= Alspach's conjecture =

Solved conjecture in graph theory

Alspach's conjecture is a mathematical theorem that characterizes the disjoint cycle covers of complete graphs with prescribed cycle lengths. It is named after Brian Alspach, who posed it as a research problem in 1981. A proof was published by Bryant, Horsley & Pettersson (2014).

==Formulation==
In this context, a disjoint cycle cover is a set of simple cycles, no two of which use the same edge, that include all of the edges of a graph. For a disjoint cycle cover to exist, it is necessary for every vertex to have even degree, because the degree of each vertex is two times the number of cycles that include that vertex, an even number. And for the cycles in a disjoint cycle cover to have a given collection of lengths,
it is also necessary for the sum of the given cycle lengths to equal the total number of edges in the given graph.

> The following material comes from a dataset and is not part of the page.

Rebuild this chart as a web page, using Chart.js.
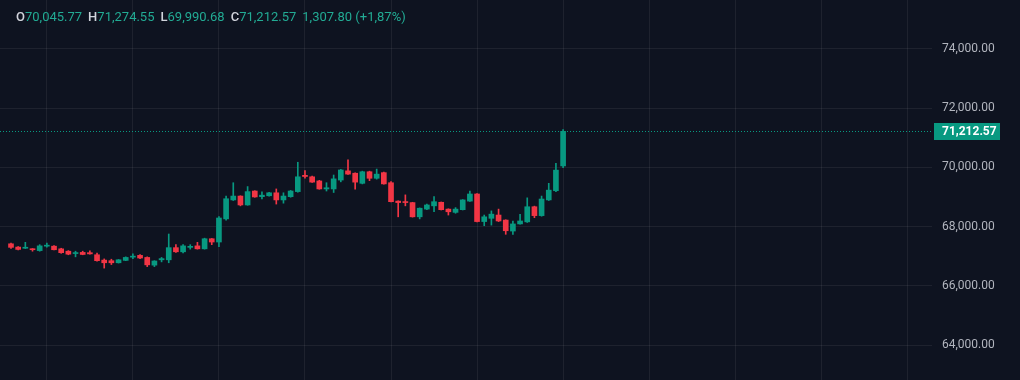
<!DOCTYPE html>
<html>
<head>
<meta charset="utf-8">
<script src="https://cdn.jsdelivr.net/npm/chart.js@4.4.1/dist/chart.umd.min.js"></script>
<style>
  html, body { margin: 0; padding: 0; background: #0e1320; }
  #wrap { position: relative; width: 1020px; height: 380px; overflow: hidden; }
  #hdr { position: absolute; left: 16px; top: 9px; font-family: Roboto, "Liberation Sans", sans-serif; font-size: 13px; color: #22ab94; white-space: nowrap; letter-spacing: 0; }
  #hdr .k { color: #d1d4dc; font-weight: 500; }
  #hdr .g { margin-right: 6px; }
  canvas { position: absolute; left: 0; top: 0; }
</style>
</head>
<body>
<div id="wrap">
  <canvas id="c" width="1020" height="380"></canvas>
  <div id="hdr"></div>
</div>
<script>
// ---- data (candle index, OHLC) ----
const openV  = [67420,67310,67270,67250,67190,67340,67340,67250,67170,67090,67130,67120,67050,66870,66850,66780,66860,66970,67030,66960,
                66700,66880,66880,67290,67150,67300,67350,67250,67590,67480,68260,68900,69030,68730,69200,69010,69040,69140,68900,69010,
                69180,69730,69680,69540,69270,69270,69570,69880,69800,69460,69850,69630,69820,69480,68860,68840,68810,68330,68590,68700,
                68820,68590,68480,68570,68860,69100,68170,68280,68390,68220,67850,68090,68160,68670,68370,68900,69210,70045.77];
const highV  = [67440,67330,67470,67260,67390,67440,67360,67270,67190,67170,67170,67180,67110,66910,66900,66890,66980,67080,67060,66980,
                66850,66960,67750,67390,67390,67390,67470,67610,67600,68340,69030,69480,69040,69350,69210,69170,69160,69270,69140,69220,
                70170,69890,69700,69560,69480,69740,69930,70250,69810,69870,69870,69940,69840,69520,68870,69070,68820,68630,68760,69010,
                68830,68600,68640,68910,69200,69110,68390,68530,68590,68230,68190,68410,68970,68690,69030,69460,70130,71274.55];
const lowV   = [67260,67210,67260,67170,67170,67310,67210,67100,67050,66980,67050,67070,66830,66600,66720,66770,66850,66920,66920,66650,
                66650,66810,66780,67130,67110,67240,67240,67240,67390,67320,68220,68880,68700,68720,68990,68930,69030,68760,68790,68990,
                69160,69630,69490,69260,69200,69150,69510,69760,69260,69440,69550,69600,69430,68830,68330,68700,68320,68260,68570,68500,
                68560,68390,68450,68560,68850,68160,68030,68050,68170,67740,67740,68080,68140,68300,68350,68880,69180,69990.68];
const closeV = [67300,67230,67300,67220,67350,67370,67220,67120,67070,67120,67060,67080,66850,66780,66780,66880,66960,67000,66940,66710,
                66840,66920,67290,67150,67350,67330,67250,67590,67480,68290,68940,69030,68730,69180,69000,69060,69140,68900,69030,69200,
                69680,69690,69500,69270,69310,69610,69910,69770,69500,69850,69630,69770,69440,68840,68810,68810,68330,68620,68730,68840,
                68570,68500,68590,68900,69100,68170,68330,68420,68190,67860,68090,68190,68670,68370,68930,69230,69904.77,71212.57];
const yTicks = [64000, 66000, 68000, 70000, 72000, 74000];

// ---- styles ----
const UP = '#089981', DOWN = '#f23645';
const GRID = 'rgba(255,255,255,0.065)';
const fmt = v => v.toLocaleString('en-US', { minimumFractionDigits: 2, maximumFractionDigits: 2 });

const n = closeV.length;
const idx = closeV.map((_, i) => i);
const isUp = i => closeV[i] >= openV[i];
const colorOf = ctx => isUp(ctx.dataIndex) ? UP : DOWN;

// header
(function () {
  const last = n - 1;
  const chg = closeV[last] - closeV[last - 1];
  const pct = (chg / closeV[last - 1] * 100).toFixed(2).replace('.', ',');
  const h = document.getElementById('hdr');
  h.innerHTML =
    '<span class="g"><span class="k">O</span>' + fmt(openV[last]) + '</span>' +
    '<span class="g"><span class="k">H</span>' + fmt(highV[last]) + '</span>' +
    '<span class="g"><span class="k">L</span>' + fmt(lowV[last]) + '</span>' +
    '<span class="g"><span class="k">C</span>' + fmt(closeV[last]) + '</span>' +
    '<span>' + fmt(chg) + ' (' + (chg >= 0 ? '+' : '') + pct + '%)</span>';
})();

const priceLine = {
  id: 'priceLine',
  afterDraw(chart) {
    const ctx = chart.ctx, y = chart.scales.y, area = chart.chartArea;
    const last = closeV[n - 1];
    const py = Math.round(y.getPixelForValue(last)) + 0.5;
    ctx.save();
    ctx.strokeStyle = UP;
    ctx.lineWidth = 1;
    ctx.setLineDash([1, 2]);
    ctx.beginPath();
    ctx.moveTo(area.left, py);
    ctx.lineTo(area.right, py);
    ctx.stroke();
    ctx.setLineDash([]);
    const bx = area.right + 2, bw = 66, bh = 17;
    ctx.fillStyle = UP;
    ctx.fillRect(bx, Math.round(py - bh / 2), bw, bh);
    ctx.fillStyle = '#ffffff';
    ctx.font = 'bold 12px Roboto, "Liberation Sans", sans-serif';
    ctx.textBaseline = 'middle';
    ctx.textAlign = 'left';
    ctx.fillText(fmt(last), area.right + 10, py + 0.5);
    ctx.restore();
  }
};

const noPad = s => { s.paddingTop = 0; s.paddingBottom = 0; s.paddingLeft = 0; s.paddingRight = 0; };

new Chart(document.getElementById('c'), {
  type: 'bar',
  data: {
    datasets: [
      {
        label: 'wick',
        data: idx.map(i => ({ x: i, y: [lowV[i], highV[i]] })),
        backgroundColor: colorOf,
        barThickness: 1,
        minBarLength: 1,
        grouped: false,
        borderWidth: 0
      },
      {
        label: 'body',
        data: idx.map(i => ({ x: i, y: [openV[i], closeV[i]] })),
        backgroundColor: colorOf,
        barThickness: 5,
        minBarLength: 1,
        grouped: false,
        borderWidth: 0
      }
    ]
  },
  options: {
    responsive: false,
    animation: false,
    devicePixelRatio: 1,
    layout: { padding: 0 },
    plugins: { legend: { display: false }, tooltip: { enabled: false } },
    scales: {
      x: {
        type: 'linear',
        offset: false,
        min: -1.534,
        max: 128.45,
        grid: { color: GRID, offset: false, drawTicks: false },
        border: { display: false },
        ticks: { display: false, padding: 0 },
        afterBuildTicks: s => { s.ticks = []; for (let v = 5; v <= s.max; v += 12) s.ticks.push({ value: v }); },
        afterFit: s => { s.height = 0; noPad(s); }
      },
      y: {
        position: 'right',
        min: 62826,
        max: 75643,
        grid: { color: GRID, drawTicks: false },
        border: { display: false },
        ticks: {
          color: '#b2b5be',
          padding: 10,
          font: { family: 'Roboto, "Liberation Sans", sans-serif', size: 12 },
          callback: v => fmt(v)
        },
        afterBuildTicks: s => { s.ticks = yTicks.map(v => ({ value: v })); },
        afterFit: s => { s.width = 88; noPad(s); }
      }
    }
  },
  plugins: [priceLine]
});
</script>
</body>
</html>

Alspach conjectured that, for complete graphs, these two necessary conditions are also sufficient: if $n$ is odd (so that the degrees are even) and a given list of cycle lengths (all at most $n$) adds to $\tbinom{n}{2}$ (the number of edges in the complete graph) then the complete graph $K_n$ can always be decomposed into cycles of the given length. It is this statement that Bryant, Horsley, and Pettersson proved.

==Generalization to even numbers of vertices==
For complete graphs $K_n$ whose number $n$ of vertices is even, Alspach conjectured that it is always possible to decompose the graph into a perfect matching and a collection of cycles of prescribed lengths summing to $\tbinom{n}{2} - \tfrac{n}{2}$. In this case the matching eliminates the odd degree at each vertex, leaving a subgraph of even degree, and the remaining condition is again that the sum of the cycle lengths equals the number of edges to be covered. This variant of the conjecture was also proven by Bryant, Horsley, and Pettersson.

==Related problems==
The Oberwolfach problem on decompositions of complete graphs into copies of a given 2-regular graph is related, but neither is a special case of the other.
If $G$ is a 2-regular graph with $n$ vertices, formed from a disjoint union of cycles of certain lengths, then a solution to the Oberwolfach problem for $G$ would also provide a decomposition of the complete graph into $(n-1)/2$ copies of each of the cycles of $G$. However, not every decomposition of $K_n$ into this many cycles of each size can be grouped into disjoint cycles that form copies of $G$, and on the other hand not every instance of Alspach's conjecture involves sets of cycles that have $(n-1)/2$ copies of each cycle.